[START MATERIAL SHOWN]

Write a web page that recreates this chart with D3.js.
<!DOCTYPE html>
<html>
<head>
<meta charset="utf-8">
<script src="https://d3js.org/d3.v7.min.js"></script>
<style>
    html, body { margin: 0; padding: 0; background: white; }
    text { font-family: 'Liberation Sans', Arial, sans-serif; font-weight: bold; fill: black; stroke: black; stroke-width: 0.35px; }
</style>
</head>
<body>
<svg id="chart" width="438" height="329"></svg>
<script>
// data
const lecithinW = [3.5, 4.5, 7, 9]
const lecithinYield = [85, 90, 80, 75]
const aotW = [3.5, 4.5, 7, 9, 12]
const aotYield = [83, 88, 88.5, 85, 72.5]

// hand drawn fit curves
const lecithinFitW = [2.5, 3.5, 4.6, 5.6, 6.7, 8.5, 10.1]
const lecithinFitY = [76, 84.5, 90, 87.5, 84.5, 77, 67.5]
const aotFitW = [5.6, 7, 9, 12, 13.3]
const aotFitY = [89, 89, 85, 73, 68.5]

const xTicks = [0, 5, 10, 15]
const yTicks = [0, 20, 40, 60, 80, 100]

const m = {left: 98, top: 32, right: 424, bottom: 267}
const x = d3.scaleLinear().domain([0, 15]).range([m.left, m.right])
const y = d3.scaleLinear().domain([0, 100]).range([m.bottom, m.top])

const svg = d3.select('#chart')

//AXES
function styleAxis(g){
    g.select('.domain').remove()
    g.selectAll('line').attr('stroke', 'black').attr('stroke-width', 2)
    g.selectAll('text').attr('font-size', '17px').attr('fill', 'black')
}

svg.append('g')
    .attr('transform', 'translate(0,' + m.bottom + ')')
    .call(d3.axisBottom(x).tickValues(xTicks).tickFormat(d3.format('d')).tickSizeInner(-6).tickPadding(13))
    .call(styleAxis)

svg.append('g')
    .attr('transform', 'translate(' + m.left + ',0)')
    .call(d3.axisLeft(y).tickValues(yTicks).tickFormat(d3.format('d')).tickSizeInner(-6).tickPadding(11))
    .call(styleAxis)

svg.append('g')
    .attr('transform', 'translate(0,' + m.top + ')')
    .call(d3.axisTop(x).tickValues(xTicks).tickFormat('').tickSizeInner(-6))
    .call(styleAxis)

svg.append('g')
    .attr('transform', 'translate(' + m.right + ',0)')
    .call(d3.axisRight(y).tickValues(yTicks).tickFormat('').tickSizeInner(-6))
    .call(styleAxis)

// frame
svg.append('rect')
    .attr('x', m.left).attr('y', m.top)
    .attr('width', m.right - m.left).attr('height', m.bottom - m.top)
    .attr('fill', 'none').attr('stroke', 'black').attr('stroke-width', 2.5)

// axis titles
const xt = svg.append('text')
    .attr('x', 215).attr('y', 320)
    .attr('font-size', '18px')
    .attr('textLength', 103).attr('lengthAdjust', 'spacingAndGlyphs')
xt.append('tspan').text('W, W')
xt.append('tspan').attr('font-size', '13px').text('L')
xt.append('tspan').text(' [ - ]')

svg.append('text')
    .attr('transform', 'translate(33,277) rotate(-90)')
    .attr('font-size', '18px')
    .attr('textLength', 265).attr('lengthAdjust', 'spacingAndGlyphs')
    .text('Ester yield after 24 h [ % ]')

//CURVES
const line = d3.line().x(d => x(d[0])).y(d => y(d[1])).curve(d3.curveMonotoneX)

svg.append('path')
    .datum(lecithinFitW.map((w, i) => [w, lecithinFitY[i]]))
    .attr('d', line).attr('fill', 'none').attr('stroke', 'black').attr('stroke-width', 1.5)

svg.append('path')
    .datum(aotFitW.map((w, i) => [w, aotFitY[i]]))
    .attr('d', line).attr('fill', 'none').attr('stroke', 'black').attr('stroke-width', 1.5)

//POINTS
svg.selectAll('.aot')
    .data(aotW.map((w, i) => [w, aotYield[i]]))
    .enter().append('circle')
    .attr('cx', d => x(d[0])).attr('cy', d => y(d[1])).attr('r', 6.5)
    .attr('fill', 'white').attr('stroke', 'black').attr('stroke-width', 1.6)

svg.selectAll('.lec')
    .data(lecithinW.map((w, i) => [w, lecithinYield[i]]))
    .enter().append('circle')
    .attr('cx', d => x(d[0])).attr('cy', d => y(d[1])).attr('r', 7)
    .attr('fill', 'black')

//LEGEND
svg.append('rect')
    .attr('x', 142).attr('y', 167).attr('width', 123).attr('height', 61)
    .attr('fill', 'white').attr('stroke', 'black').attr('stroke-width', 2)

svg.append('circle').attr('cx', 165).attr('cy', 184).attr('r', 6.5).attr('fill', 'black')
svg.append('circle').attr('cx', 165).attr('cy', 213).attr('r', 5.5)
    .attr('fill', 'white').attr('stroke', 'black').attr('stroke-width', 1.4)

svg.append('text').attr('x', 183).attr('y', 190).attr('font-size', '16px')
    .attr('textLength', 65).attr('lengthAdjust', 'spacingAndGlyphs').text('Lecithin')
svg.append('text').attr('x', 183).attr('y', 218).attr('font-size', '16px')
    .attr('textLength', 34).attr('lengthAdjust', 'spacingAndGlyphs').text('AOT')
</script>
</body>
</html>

[END MATERIAL SHOWN]
[START MATERIAL SHOWN]

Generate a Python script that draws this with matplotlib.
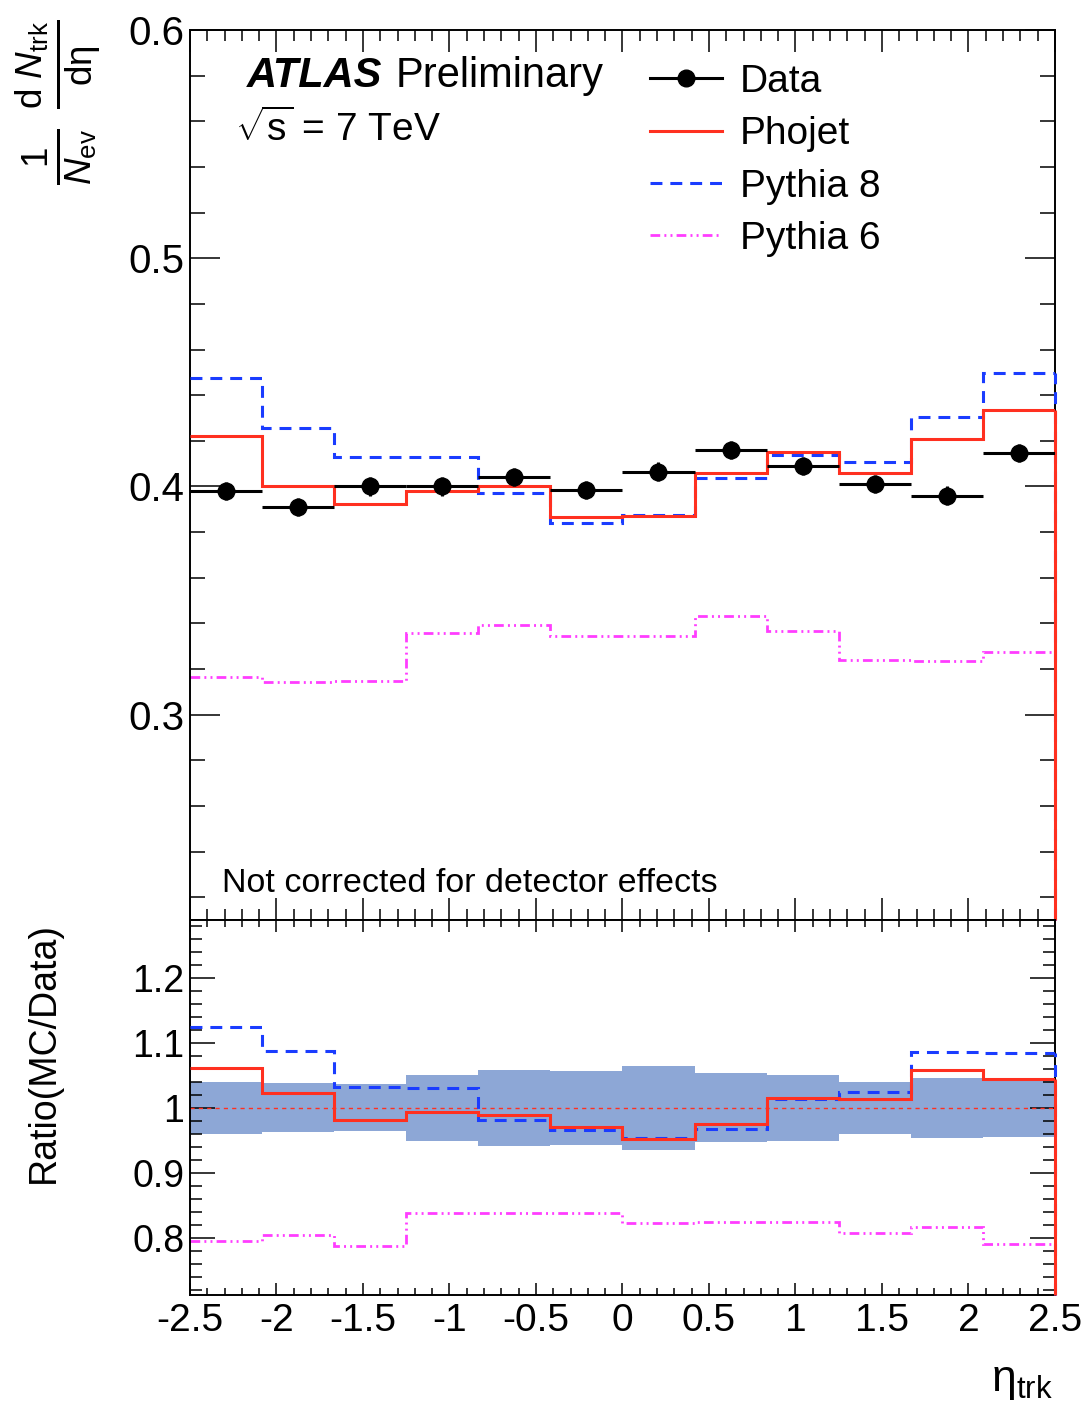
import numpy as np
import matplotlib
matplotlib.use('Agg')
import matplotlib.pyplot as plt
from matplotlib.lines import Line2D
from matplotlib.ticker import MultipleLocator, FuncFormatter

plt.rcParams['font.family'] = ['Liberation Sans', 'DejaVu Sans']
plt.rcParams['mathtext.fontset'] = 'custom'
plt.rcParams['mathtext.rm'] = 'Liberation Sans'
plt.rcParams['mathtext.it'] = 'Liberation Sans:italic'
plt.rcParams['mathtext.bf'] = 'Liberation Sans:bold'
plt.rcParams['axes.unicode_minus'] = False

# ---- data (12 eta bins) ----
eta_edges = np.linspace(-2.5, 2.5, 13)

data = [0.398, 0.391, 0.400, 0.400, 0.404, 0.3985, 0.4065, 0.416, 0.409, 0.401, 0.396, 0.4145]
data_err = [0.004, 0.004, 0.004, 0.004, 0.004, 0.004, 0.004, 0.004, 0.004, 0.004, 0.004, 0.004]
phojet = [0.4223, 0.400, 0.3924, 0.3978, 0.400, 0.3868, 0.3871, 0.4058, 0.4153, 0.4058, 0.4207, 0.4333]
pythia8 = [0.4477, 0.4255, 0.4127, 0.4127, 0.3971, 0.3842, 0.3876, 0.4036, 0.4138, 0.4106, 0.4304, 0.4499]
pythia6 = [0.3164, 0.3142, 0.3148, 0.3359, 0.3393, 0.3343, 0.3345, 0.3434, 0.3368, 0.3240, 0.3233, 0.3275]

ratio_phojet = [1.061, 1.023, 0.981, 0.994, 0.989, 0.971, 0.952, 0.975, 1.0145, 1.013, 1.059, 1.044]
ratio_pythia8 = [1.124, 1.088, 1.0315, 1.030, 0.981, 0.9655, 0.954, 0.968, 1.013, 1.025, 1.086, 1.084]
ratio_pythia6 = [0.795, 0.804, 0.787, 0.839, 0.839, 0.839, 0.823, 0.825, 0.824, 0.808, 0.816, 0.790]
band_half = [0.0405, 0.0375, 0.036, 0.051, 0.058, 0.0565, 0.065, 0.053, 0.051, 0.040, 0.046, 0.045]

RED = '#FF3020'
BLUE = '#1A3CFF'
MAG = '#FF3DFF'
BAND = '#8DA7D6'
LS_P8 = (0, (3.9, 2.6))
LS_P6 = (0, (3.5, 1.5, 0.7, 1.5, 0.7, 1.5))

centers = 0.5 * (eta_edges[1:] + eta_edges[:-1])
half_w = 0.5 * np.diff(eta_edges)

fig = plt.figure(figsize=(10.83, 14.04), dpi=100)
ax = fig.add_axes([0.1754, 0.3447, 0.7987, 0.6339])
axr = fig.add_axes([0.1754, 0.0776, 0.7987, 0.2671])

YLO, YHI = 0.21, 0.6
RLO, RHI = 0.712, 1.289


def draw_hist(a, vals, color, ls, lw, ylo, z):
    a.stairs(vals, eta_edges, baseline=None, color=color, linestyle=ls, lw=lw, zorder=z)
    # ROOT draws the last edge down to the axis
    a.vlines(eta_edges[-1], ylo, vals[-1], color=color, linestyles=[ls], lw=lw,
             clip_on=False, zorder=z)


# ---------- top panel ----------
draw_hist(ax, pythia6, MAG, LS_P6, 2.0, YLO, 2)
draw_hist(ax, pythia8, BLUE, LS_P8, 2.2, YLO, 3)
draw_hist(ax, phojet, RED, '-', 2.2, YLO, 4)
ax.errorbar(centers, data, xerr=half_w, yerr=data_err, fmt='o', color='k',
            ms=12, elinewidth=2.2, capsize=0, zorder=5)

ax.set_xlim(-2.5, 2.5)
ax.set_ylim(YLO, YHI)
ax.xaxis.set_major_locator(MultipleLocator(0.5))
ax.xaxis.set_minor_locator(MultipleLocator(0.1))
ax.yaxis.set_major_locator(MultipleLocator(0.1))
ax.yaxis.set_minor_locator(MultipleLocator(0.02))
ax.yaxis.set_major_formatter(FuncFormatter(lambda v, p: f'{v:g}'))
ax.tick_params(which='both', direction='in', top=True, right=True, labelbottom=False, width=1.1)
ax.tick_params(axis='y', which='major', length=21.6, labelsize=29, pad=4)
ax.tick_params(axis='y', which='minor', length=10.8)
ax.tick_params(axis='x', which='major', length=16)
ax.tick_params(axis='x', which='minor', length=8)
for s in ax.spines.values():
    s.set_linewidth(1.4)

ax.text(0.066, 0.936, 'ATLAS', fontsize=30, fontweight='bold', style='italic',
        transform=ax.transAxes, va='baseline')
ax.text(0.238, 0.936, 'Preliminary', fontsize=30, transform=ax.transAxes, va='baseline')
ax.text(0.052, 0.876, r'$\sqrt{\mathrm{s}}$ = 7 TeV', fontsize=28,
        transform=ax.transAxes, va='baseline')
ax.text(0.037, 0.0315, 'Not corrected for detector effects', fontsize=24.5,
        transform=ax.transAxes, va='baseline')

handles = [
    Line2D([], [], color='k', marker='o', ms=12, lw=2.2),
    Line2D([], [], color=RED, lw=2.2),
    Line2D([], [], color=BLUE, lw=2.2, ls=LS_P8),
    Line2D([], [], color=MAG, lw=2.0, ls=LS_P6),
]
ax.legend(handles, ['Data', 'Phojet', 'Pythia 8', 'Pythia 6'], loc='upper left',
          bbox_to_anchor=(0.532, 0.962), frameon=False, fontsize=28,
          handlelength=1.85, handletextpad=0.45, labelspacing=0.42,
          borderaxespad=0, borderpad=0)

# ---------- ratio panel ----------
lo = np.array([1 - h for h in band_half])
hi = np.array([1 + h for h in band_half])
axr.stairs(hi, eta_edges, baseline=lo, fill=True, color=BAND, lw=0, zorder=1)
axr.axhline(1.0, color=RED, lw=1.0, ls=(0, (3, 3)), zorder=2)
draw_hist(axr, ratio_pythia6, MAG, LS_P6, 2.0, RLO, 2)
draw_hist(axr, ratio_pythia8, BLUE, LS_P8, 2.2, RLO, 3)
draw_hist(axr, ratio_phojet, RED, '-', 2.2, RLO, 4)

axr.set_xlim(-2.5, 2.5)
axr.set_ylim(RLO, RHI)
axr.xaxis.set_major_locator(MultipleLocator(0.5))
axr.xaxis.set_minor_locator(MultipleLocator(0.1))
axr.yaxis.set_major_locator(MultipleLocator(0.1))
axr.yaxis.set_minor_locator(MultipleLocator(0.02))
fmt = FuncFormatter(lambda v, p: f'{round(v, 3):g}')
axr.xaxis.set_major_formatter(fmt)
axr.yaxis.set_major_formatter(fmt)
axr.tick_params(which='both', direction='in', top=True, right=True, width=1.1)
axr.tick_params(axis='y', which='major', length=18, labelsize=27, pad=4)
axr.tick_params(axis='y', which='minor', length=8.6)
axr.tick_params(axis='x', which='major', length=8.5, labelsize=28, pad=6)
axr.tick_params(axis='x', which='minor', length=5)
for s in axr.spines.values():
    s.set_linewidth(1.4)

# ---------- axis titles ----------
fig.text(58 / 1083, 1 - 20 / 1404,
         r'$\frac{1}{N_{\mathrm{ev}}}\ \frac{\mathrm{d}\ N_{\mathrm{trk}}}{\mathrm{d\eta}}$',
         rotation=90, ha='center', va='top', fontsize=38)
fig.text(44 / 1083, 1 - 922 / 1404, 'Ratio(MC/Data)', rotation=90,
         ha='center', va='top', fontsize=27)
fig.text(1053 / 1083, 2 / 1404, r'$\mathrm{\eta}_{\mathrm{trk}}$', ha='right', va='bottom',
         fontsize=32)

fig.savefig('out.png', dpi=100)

[END MATERIAL SHOWN]

→ **STATED PROBLEM**: Any pictures should be left out. Reproduce every line from the one holding "Generate a Python" down to the one holding "RLO, RHI = 0.712, 1.289", both of those lines included.

→ **OUTPUT FOR THIS TASK**:
Generate a Python script that draws this with matplotlib.
import numpy as np
import matplotlib
matplotlib.use('Agg')
import matplotlib.pyplot as plt
from matplotlib.lines import Line2D
from matplotlib.ticker import MultipleLocator, FuncFormatter

plt.rcParams['font.family'] = ['Liberation Sans', 'DejaVu Sans']
plt.rcParams['mathtext.fontset'] = 'custom'
plt.rcParams['mathtext.rm'] = 'Liberation Sans'
plt.rcParams['mathtext.it'] = 'Liberation Sans:italic'
plt.rcParams['mathtext.bf'] = 'Liberation Sans:bold'
plt.rcParams['axes.unicode_minus'] = False

# ---- data (12 eta bins) ----
eta_edges = np.linspace(-2.5, 2.5, 13)

data = [0.398, 0.391, 0.400, 0.400, 0.404, 0.3985, 0.4065, 0.416, 0.409, 0.401, 0.396, 0.4145]
data_err = [0.004, 0.004, 0.004, 0.004, 0.004, 0.004, 0.004, 0.004, 0.004, 0.004, 0.004, 0.004]
phojet = [0.4223, 0.400, 0.3924, 0.3978, 0.400, 0.3868, 0.3871, 0.4058, 0.4153, 0.4058, 0.4207, 0.4333]
pythia8 = [0.4477, 0.4255, 0.4127, 0.4127, 0.3971, 0.3842, 0.3876, 0.4036, 0.4138, 0.4106, 0.4304, 0.4499]
pythia6 = [0.3164, 0.3142, 0.3148, 0.3359, 0.3393, 0.3343, 0.3345, 0.3434, 0.3368, 0.3240, 0.3233, 0.3275]

ratio_phojet = [1.061, 1.023, 0.981, 0.994, 0.989, 0.971, 0.952, 0.975, 1.0145, 1.013, 1.059, 1.044]
ratio_pythia8 = [1.124, 1.088, 1.0315, 1.030, 0.981, 0.9655, 0.954, 0.968, 1.013, 1.025, 1.086, 1.084]
ratio_pythia6 = [0.795, 0.804, 0.787, 0.839, 0.839, 0.839, 0.823, 0.825, 0.824, 0.808, 0.816, 0.790]
band_half = [0.0405, 0.0375, 0.036, 0.051, 0.058, 0.0565, 0.065, 0.053, 0.051, 0.040, 0.046, 0.045]

RED = '#FF3020'
BLUE = '#1A3CFF'
MAG = '#FF3DFF'
BAND = '#8DA7D6'
LS_P8 = (0, (3.9, 2.6))
LS_P6 = (0, (3.5, 1.5, 0.7, 1.5, 0.7, 1.5))

centers = 0.5 * (eta_edges[1:] + eta_edges[:-1])
half_w = 0.5 * np.diff(eta_edges)

fig = plt.figure(figsize=(10.83, 14.04), dpi=100)
ax = fig.add_axes([0.1754, 0.3447, 0.7987, 0.6339])
axr = fig.add_axes([0.1754, 0.0776, 0.7987, 0.2671])

YLO, YHI = 0.21, 0.6
RLO, RHI = 0.712, 1.289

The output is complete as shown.